▸ Recorded data:
============================================================

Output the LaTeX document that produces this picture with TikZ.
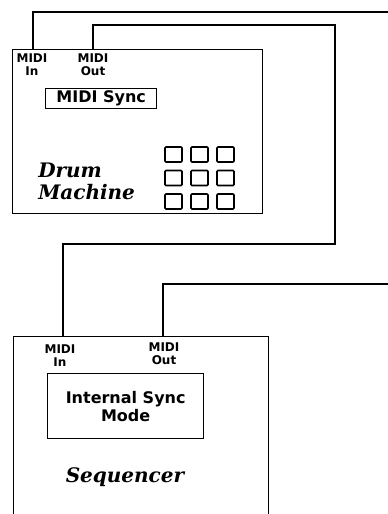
\documentclass[tikz,border=0pt]{standalone}
\usepackage{fontspec}
\setsansfont{DejaVu Sans}
\newfontfamily\namefont{DejaVu Serif}
\usetikzlibrary{positioning}

\tikzset{
  unit/.style={draw, line width=1pt, anchor=north west, inner sep=0pt},
  port/.style={font=\sffamily\bfseries\fontsize{9}{9.75}\selectfont, align=center, inner sep=0pt, anchor=north},
  panel/.style={draw, line width=1pt, anchor=north west, inner sep=0pt, font=\sffamily\bfseries\fontsize{12}{13.5}\selectfont, align=center},
  devname/.style={font=\namefont\bfseries\itshape\fontsize{15}{16.5}\selectfont, align=left, inner sep=0pt},
  pad/.style={draw, line width=1.2pt, rounded corners=0.8pt},
  cable/.style={line width=1pt}
}

\begin{document}
\begin{tikzpicture}[x=0.75pt, y=-0.75pt]
  \clip (0,0) rectangle (388,514);
  % drum machine
  \node[unit, minimum width=187.5pt, minimum height=123pt] (drum) at (12,49) {};
  \coordinate (drumIn) at (33,49);
  \coordinate (drumOut) at (93,49);
  \node[port] (drumInLbl) at (32,53) {MIDI\\In};
  \node[port] (drumOutLbl) at (93,53) {MIDI\\Out};
  \node[panel, minimum width=83.25pt, minimum height=15pt] (sync) at (45,88) {MIDI Sync};
  \node[devname, anchor=west] (drumName) at (38,181) {Drum\\Machine};
  \foreach \r in {0,1,2} \foreach \c in {0,1,2}
    \draw[pad] (165+\c*26,147+\r*23.5) rectangle ++(17,15);
  % sequencer
  \node[unit, minimum width=191.25pt, minimum height=150pt] (seq) at (13,336) {};
  \coordinate (seqIn) at (63,336);
  \coordinate (seqOut) at (163,336);
  \node[port] (seqInLbl) at (60,344) {MIDI\\In};
  \node[port] (seqOutLbl) at (164,342) {MIDI\\Out};
  \node[panel, minimum width=117pt, minimum height=48.75pt] (mode) at (47,373) {Internal Sync\\Mode};
  \node[devname] (seqName) at (125,477) {Sequencer};
  % midi cables
  \coordinate (toA) at (388,12);
  \coordinate (toB) at (388,284);
  \draw[cable] (drumIn) |- (toA);
  \draw[cable] (drumOut) |- (335,25) |- (63,244) -- (seqIn);
  \draw[cable] (seqOut) |- (toB);
\end{tikzpicture}
\end{document}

============================================================

▸ What is required: Output a faithful copy of the data, with each picture left out.

▸ Task solution:
Output the LaTeX document that produces this picture with TikZ.
\documentclass[tikz,border=0pt]{standalone}
\usepackage{fontspec}
\setsansfont{DejaVu Sans}
\newfontfamily\namefont{DejaVu Serif}
\usetikzlibrary{positioning}

\tikzset{
  unit/.style={draw, line width=1pt, anchor=north west, inner sep=0pt},
  port/.style={font=\sffamily\bfseries\fontsize{9}{9.75}\selectfont, align=center, inner sep=0pt, anchor=north},
  panel/.style={draw, line width=1pt, anchor=north west, inner sep=0pt, font=\sffamily\bfseries\fontsize{12}{13.5}\selectfont, align=center},
  devname/.style={font=\namefont\bfseries\itshape\fontsize{15}{16.5}\selectfont, align=left, inner sep=0pt},
  pad/.style={draw, line width=1.2pt, rounded corners=0.8pt},
  cable/.style={line width=1pt}
}

\begin{document}
\begin{tikzpicture}[x=0.75pt, y=-0.75pt]
  \clip (0,0) rectangle (388,514);
  % drum machine
  \node[unit, minimum width=187.5pt, minimum height=123pt] (drum) at (12,49) {};
  \coordinate (drumIn) at (33,49);
  \coordinate (drumOut) at (93,49);
  \node[port] (drumInLbl) at (32,53) {MIDI\\In};
  \node[port] (drumOutLbl) at (93,53) {MIDI\\Out};
  \node[panel, minimum width=83.25pt, minimum height=15pt] (sync) at (45,88) {MIDI Sync};
  \node[devname, anchor=west] (drumName) at (38,181) {Drum\\Machine};
  \foreach \r in {0,1,2} \foreach \c in {0,1,2}
    \draw[pad] (165+\c*26,147+\r*23.5) rectangle ++(17,15);
  % sequencer
  \node[unit, minimum width=191.25pt, minimum height=150pt] (seq) at (13,336) {};
  \coordinate (seqIn) at (63,336);
  \coordinate (seqOut) at (163,336);
  \node[port] (seqInLbl) at (60,344) {MIDI\\In};
  \node[port] (seqOutLbl) at (164,342) {MIDI\\Out};
  \node[panel, minimum width=117pt, minimum height=48.75pt] (mode) at (47,373) {Internal Sync\\Mode};
  \node[devname] (seqName) at (125,477) {Sequencer};
  % midi cables
  \coordinate (toA) at (388,12);
  \coordinate (toB) at (388,284);
  \draw[cable] (drumIn) |- (toA);
  \draw[cable] (drumOut) |- (335,25) |- (63,244) -- (seqIn);
  \draw[cable] (seqOut) |- (toB);
\end{tikzpicture}
\end{document}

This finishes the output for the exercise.